Pasaje Defensa San Telmo + Casa Pardo San Telmo Buenos Aires

We Cry, We Laugh, We Seek, We Shop

“Do you like Chopin?” goes the old joke. “Only in San Telmo,” we sardonically reply. Nobody does shabby chic better than the Porteños – except the Anglo Irish. But they’re another story altogether. Dundering in looks better in the dusty heat, deep in the United Provinces of the Silver River.

Entering Pasaja Defensa surely must be the closest contemporary experience to visiting an Ancient Roman villa. Originally built for the Ezeiza family in 1880, it’s arranged around a cloistered courtyard supported by the slimmest of columns, four poster bed girthed really, sprouting vegetative capitals.

During the 1930s recession, the building housed 32 families. Nowadays it’s the home of antique dealers, artists and craftsmen. And a forlorn grey cat.

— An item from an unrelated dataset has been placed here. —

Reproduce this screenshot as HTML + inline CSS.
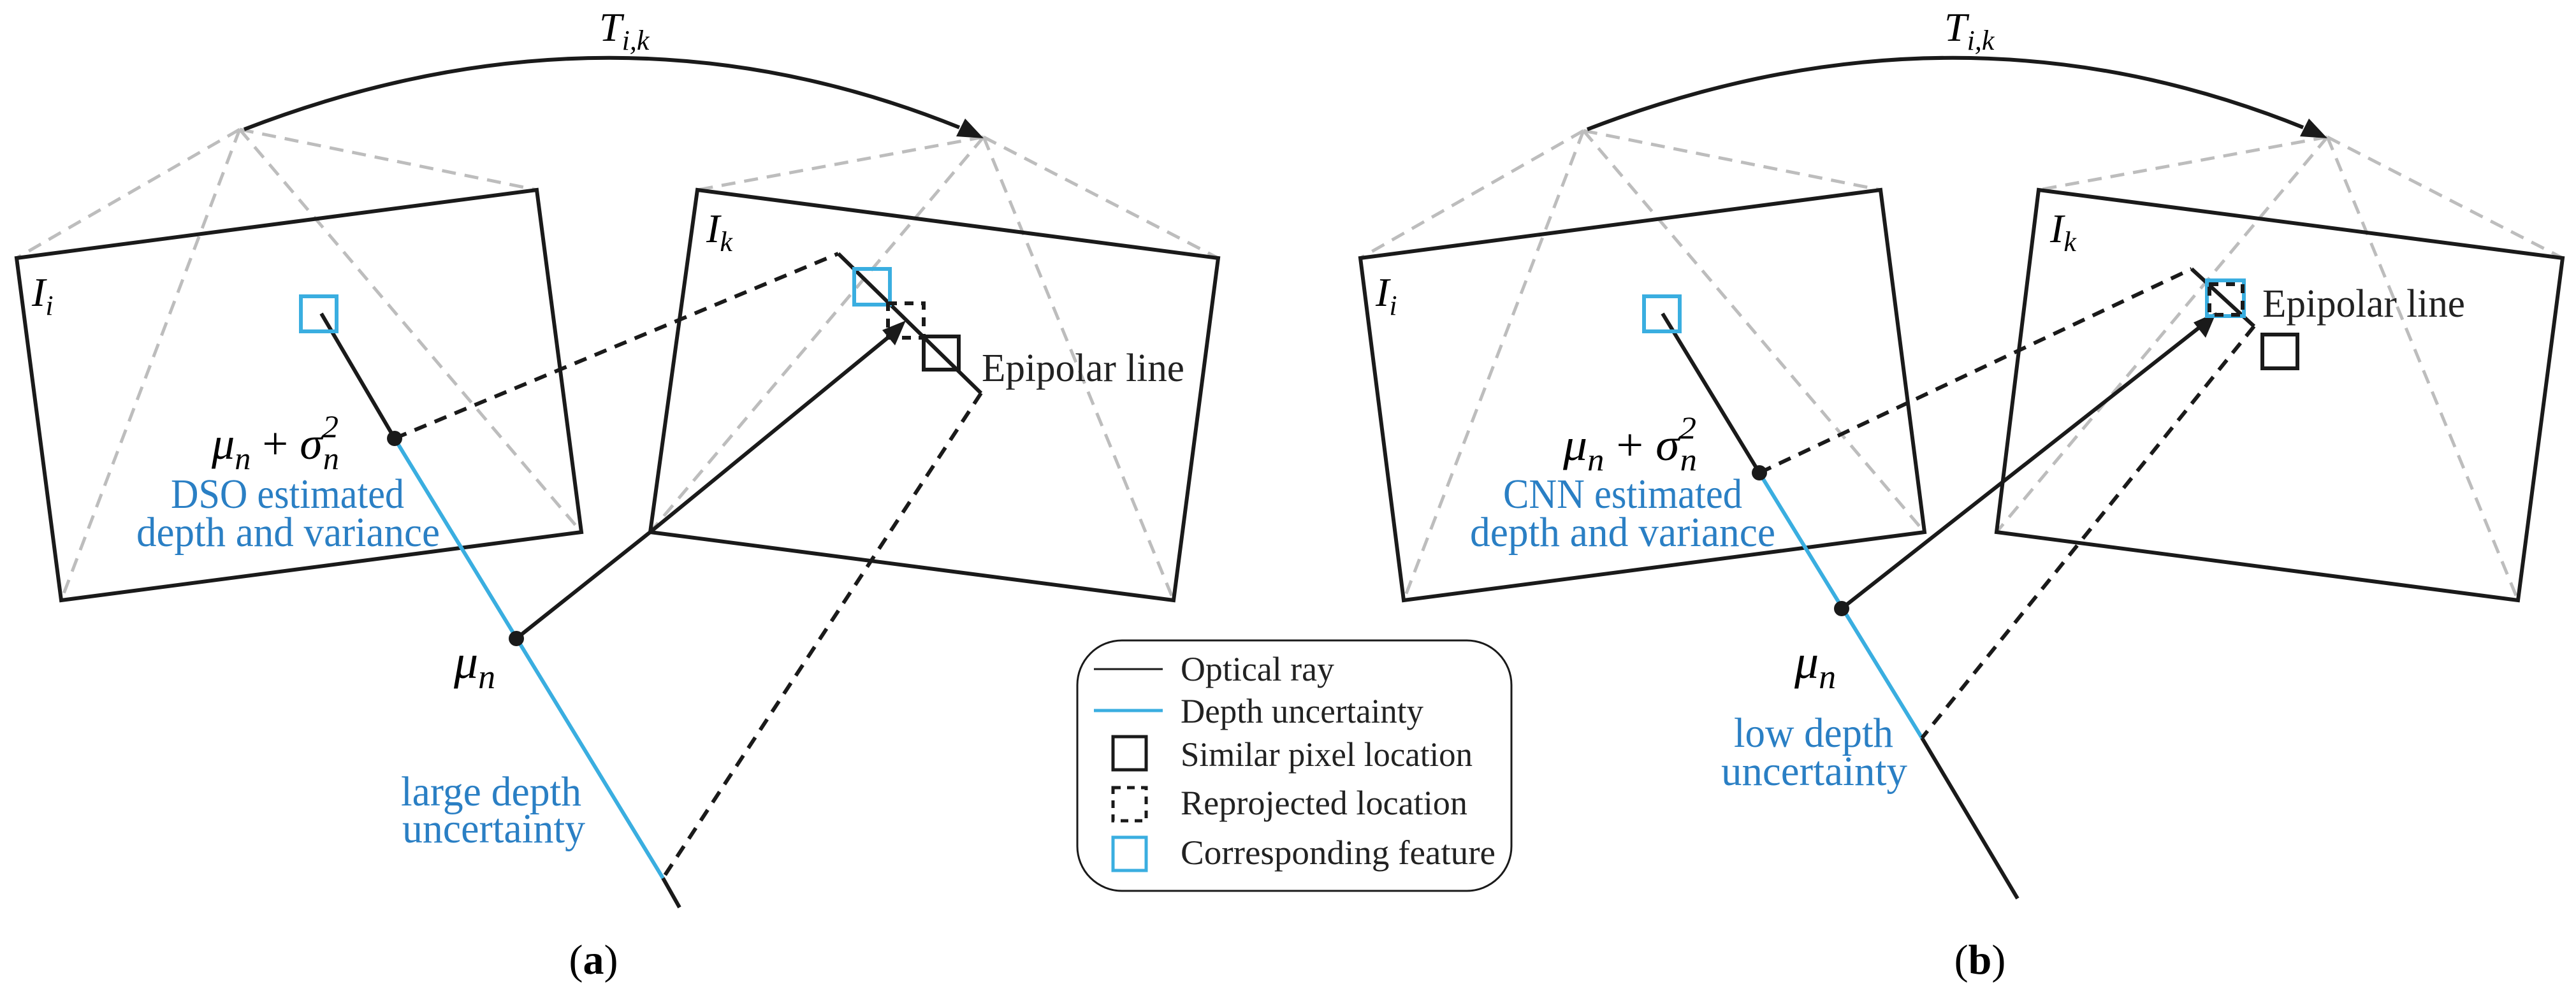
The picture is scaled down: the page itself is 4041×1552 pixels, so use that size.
<!DOCTYPE html>
<html><head><meta charset="utf-8"><style>
html,body{margin:0;padding:0;background:#fff;}
svg{display:block;}
text{font-family:"Liberation Serif",serif;}
.m{font-style:italic;}
</style></head><body>
<svg width="4041" height="1552" viewBox="0 0 4041 1552" xmlns="http://www.w3.org/2000/svg">
<g id="A">
<g stroke="#bdbdbd" stroke-width="5" stroke-dasharray="22 14" fill="none">
<line x1="376" y1="203" x2="26" y2="405"/>
<line x1="376" y1="203" x2="842" y2="298"/>
<line x1="376" y1="203" x2="912" y2="835"/>
<line x1="376" y1="203" x2="96" y2="942"/>
<line x1="1543" y1="215" x2="1094" y2="298"/>
<line x1="1543" y1="215" x2="1911" y2="405"/>
<line x1="1543" y1="215" x2="1841" y2="942"/>
<line x1="1543" y1="215" x2="1020" y2="835"/>
</g>
<g stroke="#1a1a1a" stroke-width="6" fill="none">
<polygon points="26,405 842,298 912,835 96,942"/>
<polygon points="1094,298 1911,405 1841,942 1020,835"/>
<path d="M383,203 Q960,-20 1505,200"/>
</g>
<path d="M1543,217 L1500,214 L1514,186 Z" fill="#1a1a1a"/>
<text x="940" y="64" font-size="64" class="m">T<tspan font-size="44" dy="14">i,k</tspan></text>
<text x="50" y="480" font-size="64" class="m">I<tspan font-size="44" dy="14">i</tspan></text>
<text x="1108" y="380" font-size="64" class="m">I<tspan font-size="44" dy="14">k</tspan></text>
<line x1="619" y1="688" x2="1040" y2="1378" stroke="#3aaee0" stroke-width="6"/>
<line x1="1040" y1="1378" x2="1066" y2="1424" stroke="#1a1a1a" stroke-width="6"/>
<line x1="504" y1="492" x2="619" y2="688" stroke="#1a1a1a" stroke-width="6"/>
<polyline points="810,1002 1020,835 1395,528" fill="none" stroke="#1a1a1a" stroke-width="6"/>
<path d="M1421,503 L1384,518 L1404,542 Z" fill="#1a1a1a"/>
<g stroke="#1a1a1a" stroke-width="6" fill="none" stroke-dasharray="20 14">
<line x1="619" y1="688" x2="1315" y2="398"/>
<line x1="1539" y1="617" x2="1040" y2="1378"/>
</g>
<line x1="1315" y1="398" x2="1539" y2="617" stroke="#1a1a1a" stroke-width="6"/>
<rect x="1340" y="422" width="56" height="56" fill="none" stroke="#3aaee0" stroke-width="6"/>
<rect x="1393" y="476" width="56" height="54" fill="none" stroke="#1a1a1a" stroke-width="6" stroke-dasharray="14 12"/>
<rect x="1449" y="528" width="55" height="52" fill="none" stroke="#1a1a1a" stroke-width="6"/>
<rect x="472" y="465" width="56" height="55" fill="none" stroke="#3aaee0" stroke-width="6"/>
<circle cx="619" cy="688" r="12" fill="#1a1a1a"/>
<circle cx="810" cy="1002" r="12" fill="#1a1a1a"/>
<text x="1540" y="598" font-size="62" textLength="318" lengthAdjust="spacingAndGlyphs" fill="#222">Epipolar line</text>
<text x="332" y="720" font-size="72" class="m" textLength="200" lengthAdjust="spacingAndGlyphs">μ<tspan font-size="50" dy="16">n</tspan><tspan dy="-16" font-style="normal"> + </tspan>σ<tspan font-size="50" dy="-34">2</tspan><tspan font-size="50" dx="-24" dy="50">n</tspan></text>
<text x="268" y="797" font-size="66" fill="#2a7fc4" textLength="366" lengthAdjust="spacingAndGlyphs">DSO estimated</text>
<text x="214" y="857" font-size="66" fill="#2a7fc4" textLength="476" lengthAdjust="spacingAndGlyphs">depth and variance</text>
<text x="712" y="1064" font-size="76" class="m">μ<tspan font-size="54" dy="16">n</tspan></text>
<text x="629" y="1264" font-size="66" fill="#2a7fc4" textLength="283" lengthAdjust="spacingAndGlyphs">large depth</text>
<text x="631" y="1322" font-size="66" fill="#2a7fc4" textLength="287" lengthAdjust="spacingAndGlyphs">uncertainty</text>
<text x="931" y="1528" font-size="66" text-anchor="middle">(<tspan font-weight="bold">a</tspan>)</text>
</g>

<g id="B">
<g stroke="#bdbdbd" stroke-width="5" stroke-dasharray="22 14" fill="none">
<line x1="2484" y1="205" x2="2134" y2="405"/>
<line x1="2484" y1="205" x2="2950" y2="298"/>
<line x1="2484" y1="205" x2="3019" y2="835"/>
<line x1="2484" y1="205" x2="2202" y2="942"/>
<line x1="3651" y1="215" x2="3198" y2="298"/>
<line x1="3651" y1="215" x2="4020" y2="405"/>
<line x1="3651" y1="215" x2="3950" y2="942"/>
<line x1="3651" y1="215" x2="3132" y2="835"/>
</g>
<g stroke="#1a1a1a" stroke-width="6" fill="none">
<polygon points="2134,405 2950,298 3019,835 2202,942"/>
<polygon points="3198,298 4020,405 3950,942 3132,835"/>
<path d="M2490,203 Q3068,-20 3613,200"/>
</g>
<path d="M3651,217 L3608,214 L3622,186 Z" fill="#1a1a1a"/>
<text x="3050" y="64" font-size="64" class="m">T<tspan font-size="44" dy="14">i,k</tspan></text>
<text x="2158" y="480" font-size="64" class="m">I<tspan font-size="44" dy="14">i</tspan></text>
<text x="3216" y="380" font-size="64" class="m">I<tspan font-size="44" dy="14">k</tspan></text>
<line x1="2760" y1="742" x2="3015" y2="1158" stroke="#3aaee0" stroke-width="6"/>
<line x1="3015" y1="1158" x2="3165" y2="1410" stroke="#1a1a1a" stroke-width="6"/>
<line x1="2608" y1="492" x2="2760" y2="742" stroke="#1a1a1a" stroke-width="6"/>
<line x1="2889" y1="955" x2="3455" y2="510" stroke="#1a1a1a" stroke-width="6"/>
<path d="M3477,490 L3441,506 L3460,530 Z" fill="#1a1a1a"/>
<g stroke="#1a1a1a" stroke-width="6" fill="none" stroke-dasharray="20 14">
<line x1="2760" y1="742" x2="3438" y2="422"/>
<line x1="3536" y1="512" x2="3015" y2="1158"/>
</g>
<line x1="3438" y1="422" x2="3536" y2="512" stroke="#1a1a1a" stroke-width="6"/>
<rect x="3462" y="440" width="58" height="56" fill="none" stroke="#3aaee0" stroke-width="6"/>
<rect x="3466" y="446" width="52" height="48" fill="none" stroke="#1a1a1a" stroke-width="6" stroke-dasharray="14 12"/>
<rect x="3549" y="525" width="55" height="53" fill="none" stroke="#1a1a1a" stroke-width="6"/>
<rect x="2579" y="465" width="56" height="55" fill="none" stroke="#3aaee0" stroke-width="6"/>
<circle cx="2760" cy="742" r="12" fill="#1a1a1a"/>
<circle cx="2889" cy="955" r="12" fill="#1a1a1a"/>
<text x="3549" y="497" font-size="62" textLength="318" lengthAdjust="spacingAndGlyphs" fill="#222">Epipolar line</text>
<text x="2452" y="722" font-size="72" class="m" textLength="210" lengthAdjust="spacingAndGlyphs">μ<tspan font-size="50" dy="16">n</tspan><tspan dy="-16" font-style="normal"> + </tspan>σ<tspan font-size="50" dy="-34">2</tspan><tspan font-size="50" dx="-24" dy="50">n</tspan></text>
<text x="2358" y="797" font-size="66" fill="#2a7fc4" textLength="375" lengthAdjust="spacingAndGlyphs">CNN estimated</text>
<text x="2306" y="857" font-size="66" fill="#2a7fc4" textLength="479" lengthAdjust="spacingAndGlyphs">depth and variance</text>
<text x="2815" y="1064" font-size="76" class="m">μ<tspan font-size="54" dy="16">n</tspan></text>
<text x="2720" y="1172" font-size="66" fill="#2a7fc4" textLength="250" lengthAdjust="spacingAndGlyphs">low depth</text>
<text x="2700" y="1232" font-size="66" fill="#2a7fc4" textLength="292" lengthAdjust="spacingAndGlyphs">uncertainty</text>
<text x="3106" y="1528" font-size="66" text-anchor="middle">(<tspan font-weight="bold">b</tspan>)</text>
</g>

<rect x="1690" y="1005" width="681" height="393" rx="70" ry="70" fill="#fff" stroke="#1a1a1a" stroke-width="3"/>
<line x1="1716" y1="1050" x2="1824" y2="1050" stroke="#1a1a1a" stroke-width="3"/>
<line x1="1716" y1="1115" x2="1824" y2="1115" stroke="#3aaee0" stroke-width="5"/>
<rect x="1746" y="1156" width="52" height="52" fill="none" stroke="#1a1a1a" stroke-width="5"/>
<rect x="1746" y="1236" width="52" height="52" fill="none" stroke="#1a1a1a" stroke-width="5" stroke-dasharray="12 10"/>
<rect x="1746" y="1314" width="52" height="52" fill="none" stroke="#3aaee0" stroke-width="5"/>
<g font-size="54" fill="#222">
<text x="1852" y="1068" textLength="241" lengthAdjust="spacingAndGlyphs">Optical ray</text>
<text x="1852" y="1134" textLength="381" lengthAdjust="spacingAndGlyphs">Depth uncertainty</text>
<text x="1852" y="1202" textLength="458" lengthAdjust="spacingAndGlyphs">Similar pixel location</text>
<text x="1852" y="1278" textLength="450" lengthAdjust="spacingAndGlyphs">Reprojected location</text>
<text x="1852" y="1356" textLength="494" lengthAdjust="spacingAndGlyphs">Corresponding feature</text>
</g>
</svg>
</body></html>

Across the street from Pasaja Defensa is Casa Pardo. A counterpart as sweet as any in Johann Sebastian Bach’s Wachet Auf. If the former is all open aria atria; the latter is a high octave top glazed gallery and a long one at that. Dating from 1745, Casa Pardo was and is a cultural salon. Scion Monica Pardo reminisces,

“Anyone would believe that the ‘gatherings’ were meetings that were held only in the colonial era, but in the 20th century in the House of Pardo, these meetings were held where many collectors, museum directors and historians had coffee and chatted.  Many years ago, when I was very young, I was visiting my grandfather at his Sarmiento Street store and I heard an animated debate between the Unitarians and Federalists.”

We buy, we laugh, we see, we drop. And later, much later, we dance.